** BEGIN **

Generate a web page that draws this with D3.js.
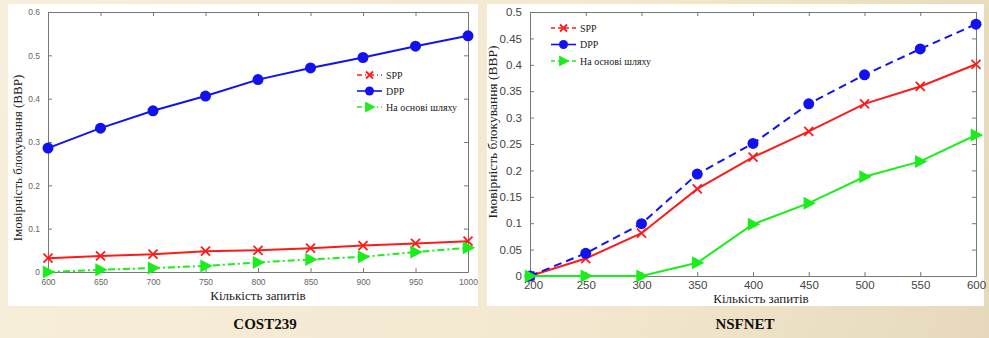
<!DOCTYPE html>
<html>
<head>
<meta charset="utf-8">
<script src="https://cdn.jsdelivr.net/npm/d3@7"></script>
<style>
  body { margin: 0; background: linear-gradient(100deg, #f7eedb 0%, #f3e8cf 60%, #e6d9bb 100%); width: 989px; height: 338px; overflow: hidden; }
  svg { display: block; }
  .tick text { fill: #555; font-family: "Liberation Sans", Arial, sans-serif; }
  .lbl { font-family: "Liberation Serif", "Times New Roman", serif; fill: #222; }
</style>
</head>
<body>
<script>
// COST239
var costX = [600, 650, 700, 750, 800, 850, 900, 950, 1000];
var costSPP = [0.032, 0.037, 0.041, 0.048, 0.050, 0.055, 0.061, 0.066, 0.071];
var costDPP = [0.286, 0.332, 0.372, 0.406, 0.444, 0.471, 0.495, 0.521, 0.545];
var costPath = [0.000, 0.005, 0.009, 0.014, 0.022, 0.029, 0.035, 0.046, 0.056];
var costYTicks = [0, 0.1, 0.2, 0.3, 0.4, 0.5, 0.6];

// NSFNET
var nsfX = [200, 250, 300, 350, 400, 450, 500, 550, 600];
var nsfSPP = [0, 0.033, 0.081, 0.165, 0.225, 0.274, 0.326, 0.359, 0.401];
var nsfDPP = [0, 0.043, 0.099, 0.193, 0.251, 0.326, 0.381, 0.430, 0.477];
var nsfPath = [0, 0, 0, 0.025, 0.098, 0.138, 0.188, 0.217, 0.267];
var nsfYTicks = [0, 0.05, 0.1, 0.15, 0.2, 0.25, 0.3, 0.35, 0.4, 0.45, 0.5];

var seriesNames = ["SPP", "DPP", "На основі шляху"];
var xTitle = "Кількість запитів";
var yTitle = "Імовірність блокування (BBP)";
var captions = ["COST239", "NSFNET"];

var red = "#ff1a1a", blue = "#1212f0", green = "#1aee1a";

var svg = d3.select("body").append("svg")
    .attr("width", 989)
    .attr("height", 338);

// white panels
svg.append("rect").attr("x", 8).attr("y", 4).attr("width", 470).attr("height", 302).attr("fill", "#fff");
svg.append("rect").attr("x", 487).attr("y", 4).attr("width", 497).attr("height", 302).attr("fill", "#fff");

function marker(g, type, cx, cy, color, s) {
  if (type == "x") {
    g.append("path")
      .attr("d", "M" + (cx - s) + "," + (cy - s) + "L" + (cx + s) + "," + (cy + s) + "M" + (cx - s) + "," + (cy + s) + "L" + (cx + s) + "," + (cy - s))
      .attr("stroke", color).attr("stroke-width", 1.8).attr("fill", "none");
  } else if (type == "o") {
    g.append("circle").attr("cx", cx).attr("cy", cy).attr("r", s).attr("fill", color);
  } else {
    g.append("path")
      .attr("d", "M" + (cx - s * 0.8) + "," + (cy - s) + "L" + (cx + s * 1.1) + "," + cy + "L" + (cx - s * 0.8) + "," + (cy + s) + "Z")
      .attr("fill", color);
  }
}

function drawChart(cfg) {
  var g = svg.append("g");
  var x = d3.scaleLinear().domain(d3.extent(cfg.xs)).range([cfg.left, cfg.right]);
  var y = d3.scaleLinear().domain([0, d3.max(cfg.yTicks)]).range([cfg.bottom, cfg.top]);

  var fmt = function(d) { return d == 0 ? "0" : String(+d.toFixed(2)); };

  var xAxis = g.append("g").attr("transform", "translate(0," + cfg.bottom + ")")
    .call(d3.axisBottom(x).tickValues(cfg.xs).tickSizeInner(-4).tickSizeOuter(0).tickPadding(cfg.xPad).tickFormat(d3.format("d")));
  // first x label sits a touch right of the corner, like the original
  xAxis.selectAll(".tick text").filter(function(d, i) { return i == 0; }).attr("dx", cfg.firstDx);
  g.append("g").attr("transform", "translate(0," + cfg.top + ")")
    .call(d3.axisTop(x).tickValues(cfg.xs).tickSizeInner(-4).tickSizeOuter(0).tickFormat(""));
  g.append("g").attr("transform", "translate(" + cfg.left + ",0)")
    .call(d3.axisLeft(y).tickValues(cfg.yTicks).tickSizeInner(-4).tickSizeOuter(0).tickPadding(cfg.yPad).tickFormat(fmt));
  g.append("g").attr("transform", "translate(" + cfg.right + ",0)")
    .call(d3.axisRight(y).tickValues(cfg.yTicks).tickSizeInner(-4).tickSizeOuter(0).tickFormat(""));

  g.selectAll(".domain").attr("stroke", "#777");
  g.selectAll(".tick line").attr("stroke", "#777");
  g.selectAll(".tick text").style("font-size", cfg.tickFont + "px").style("fill", cfg.tickColor);

  cfg.series.forEach(function(s) {
    var line = d3.line()
      .x(function(d, i) { return x(cfg.xs[i]); })
      .y(function(d) { return y(d); });
    g.append("path").datum(s.values)
      .attr("d", line)
      .attr("fill", "none")
      .attr("stroke", s.color)
      .attr("stroke-width", 2)
      .attr("stroke-dasharray", s.dash);
    s.values.forEach(function(v, i) {
      marker(g, s.mark, x(cfg.xs[i]), y(v), s.color, s.size);
    });
  });

  // legend
  cfg.series.forEach(function(s, i) {
    var ly = cfg.legY + i * cfg.legStep;
    g.append("line")
      .attr("x1", cfg.legX).attr("x2", cfg.legX + 25)
      .attr("y1", ly).attr("y2", ly)
      .attr("stroke", s.color).attr("stroke-width", 1.6)
      .attr("stroke-dasharray", s.legDash);
    marker(g, s.mark, cfg.legX + 12.5, ly, s.color, s.legSize);
    g.append("text").attr("class", "lbl")
      .attr("x", cfg.legX + 29).attr("y", ly + 3.5)
      .style("font-size", "10px")
      .text(seriesNames[i]);
  });

  g.append("text").attr("class", "lbl")
    .attr("x", cfg.xTitleX).attr("y", cfg.bottom + cfg.xTitleDy)
    .attr("text-anchor", "middle")
    .style("font-size", "13px")
    .text(xTitle);

  g.append("text").attr("class", "lbl")
    .attr("transform", "translate(" + cfg.yTitleX + "," + cfg.yTitleY + ") rotate(-90)")
    .attr("text-anchor", "middle")
    .style("font-size", cfg.yTitleFont + "px")
    .text(yTitle);

  svg.append("text")
    .attr("x", cfg.capX).attr("y", 329)
    .attr("text-anchor", "middle")
    .style("font-family", "'Liberation Serif', 'Times New Roman', serif")
    .style("font-weight", "bold")
    .style("font-size", "15px")
    .attr("fill", "#111")
    .text(cfg.caption);
}

drawChart({
  xs: costX, yTicks: costYTicks,
  left: 48, right: 468, top: 12, bottom: 272,
  xPad: 7, yPad: 8, firstDx: 0, tickFont: 8.5, tickColor: "#666",
  legX: 357, legY: 75, legStep: 16,
  xTitleX: 258, xTitleDy: 28,
  yTitleX: 22, yTitleY: 158, yTitleFont: 13,
  capX: 265, caption: captions[0],
  series: [
    { values: costSPP, color: red, dash: null, mark: "x", size: 4.5, legDash: "5,3,1,3", legSize: 3.5 },
    { values: costDPP, color: blue, dash: null, mark: "o", size: 5.5, legDash: null, legSize: 4.5 },
    { values: costPath, color: green, dash: "7,3,2,3", mark: "t", size: 6.5, legDash: "5,3,1,3", legSize: 5.5 }
  ]
});

drawChart({
  xs: nsfX, yTicks: nsfYTicks,
  left: 530, right: 976, top: 12, bottom: 276,
  xPad: 5, yPad: 8, firstDx: 3, tickFont: 11.5, tickColor: "#444",
  legX: 551, legY: 28, legStep: 16.5,
  xTitleX: 761, xTitleDy: 27,
  yTitleX: 497, yTitleY: 132, yTitleFont: 13.5,
  capX: 745, caption: captions[1],
  series: [
    { values: nsfSPP, color: red, dash: null, mark: "x", size: 4.5, legDash: "4,3", legSize: 3.5 },
    { values: nsfDPP, color: blue, dash: "8,5", mark: "o", size: 5.5, legDash: null, legSize: 4.5 },
    { values: nsfPath, color: green, dash: null, mark: "t", size: 6.5, legDash: "4,3", legSize: 5.5 }
  ]
});
</script>
</body>
</html>
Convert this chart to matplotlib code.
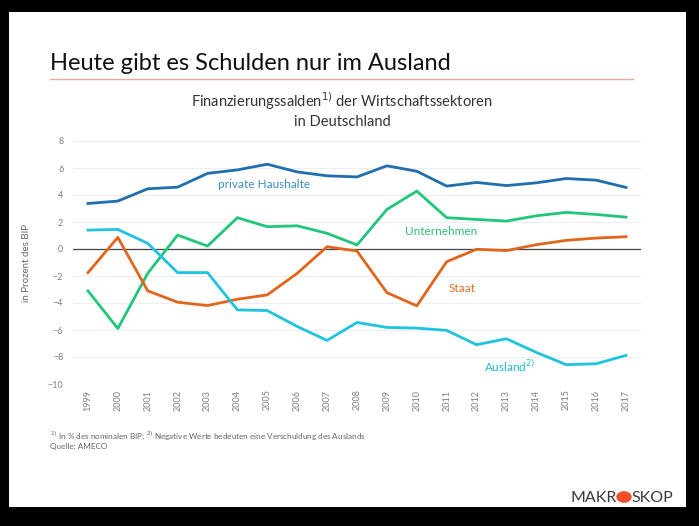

** END **

**GIVEN EXERCISE:** Gather each line holding the string "this".

**EXERCISE RESULT:**
Generate a web page that draws this with D3.js.
Convert this chart to matplotlib code.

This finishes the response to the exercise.